A plate of food shows part of each portion marked out in red, indicating that if the person eating this meal were to eat the full portion (including the red) it may result in discomfort.

Learning My Lesson of Not Eating BIG with IBS

As a kid growing up, I used to always eat big and finish my whole plate. Many times, I would even ask for seconds and finish that whole plate too, which I later realized was not the healthiest thing to do because I ended up becoming overweight at a young age. In my home, food was the staple that brought the family together, and for my mom, the more you ate, the more you showed her that you loved and appreciated her cooking. What can I say - I just love my momma’s cooking! Well, even after leaving my parents’ house and realizing that I could lose a few pounds, it still didn’t stop me from overeating. It wasn’t until I later developed irritable bowel syndrome when I learned my lesson in not eating such LARGE meals.

Portion control is important for IBS

When I first got IBS, it took me years to truly understand what types of foods/habits would trigger my symptoms. I didn’t comprehend for a long time that portion control actually matters for more reasons than losing weight. It wasn’t until I started using a symptom/food diary for IBS-D that I understood when I ate big portions, my stomach would instantly become painfully distended and bloated, and I would have to use the toilet way more often throughout the day. Heck, I might even have to call out of work the next day or two. In fact, for many of us with IBS, overeating can affect us greatly for so many different reasons. For instance, many IBS sufferers deal with poor digestion, trigger ingredients/food intolerances, visceral hypersensitivity, improper chewing of food/eating too fast, etc. Therefore, portion control is especially important for people with IBS because overeating can exasperate IBS symptoms.

Quantity of food matters

I have also learned that it doesn’t always matter what I eat either; whether I eat too much mac and cheese or too much salad with all types of vegetables, I will still most likely suffer similar consequences due to my IBS. So regardless of the type of food I eat, portion control is always important for my health. Also, I believe that portion control goes hand-in-hand with eating schedules. For instance, one can simply overeat by eating small portions many times throughout the entire day. Therefore, if you’re going to practice controlling your portions, then it is also important to manage the times you eat as well.

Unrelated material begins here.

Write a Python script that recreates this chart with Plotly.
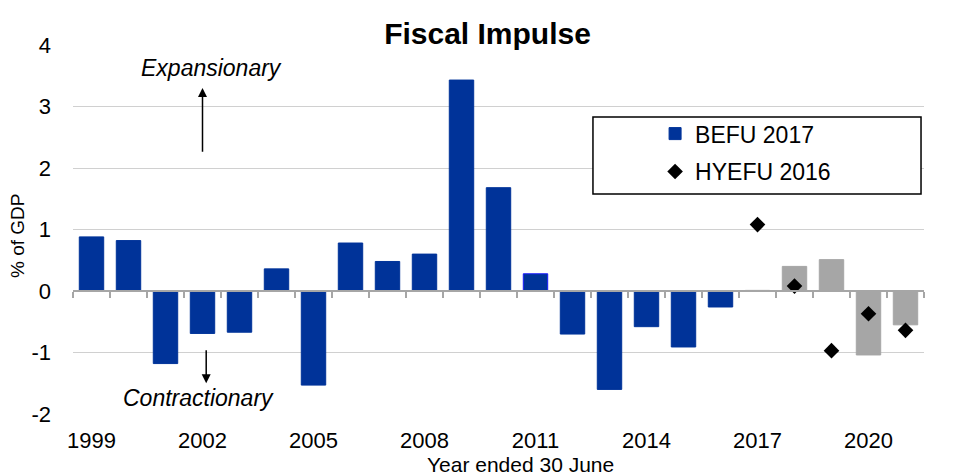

Portion control is good for overall health, not just IBS

Fast-forward to now, I have learned that portion control is very important for everyone, no matter how healthy/unhealthy they are. Eating big all the time does not allow the human body time, space, and energy to properly digest food and feed on the nutrients, and it can lead to very serious health concerns, such as obesity and diabetes. Thus, learning how to control portions is a skill to hone for the sake of overall health. Practicing control of my eating habits as an adult has helped me become more strong-minded and more responsible when I make certain food decisions. I could cite many credible references as to why portion control is important for those who suffer from IBS, but I feel it is easier to explain why it is important through my own experience and how it’s helped me evolve as a human being. I hope many of you can relate.

Have any of you with IBS ever struggled with portion control? If so, how did you overcome and manage your habit? Look forward to reading your responses!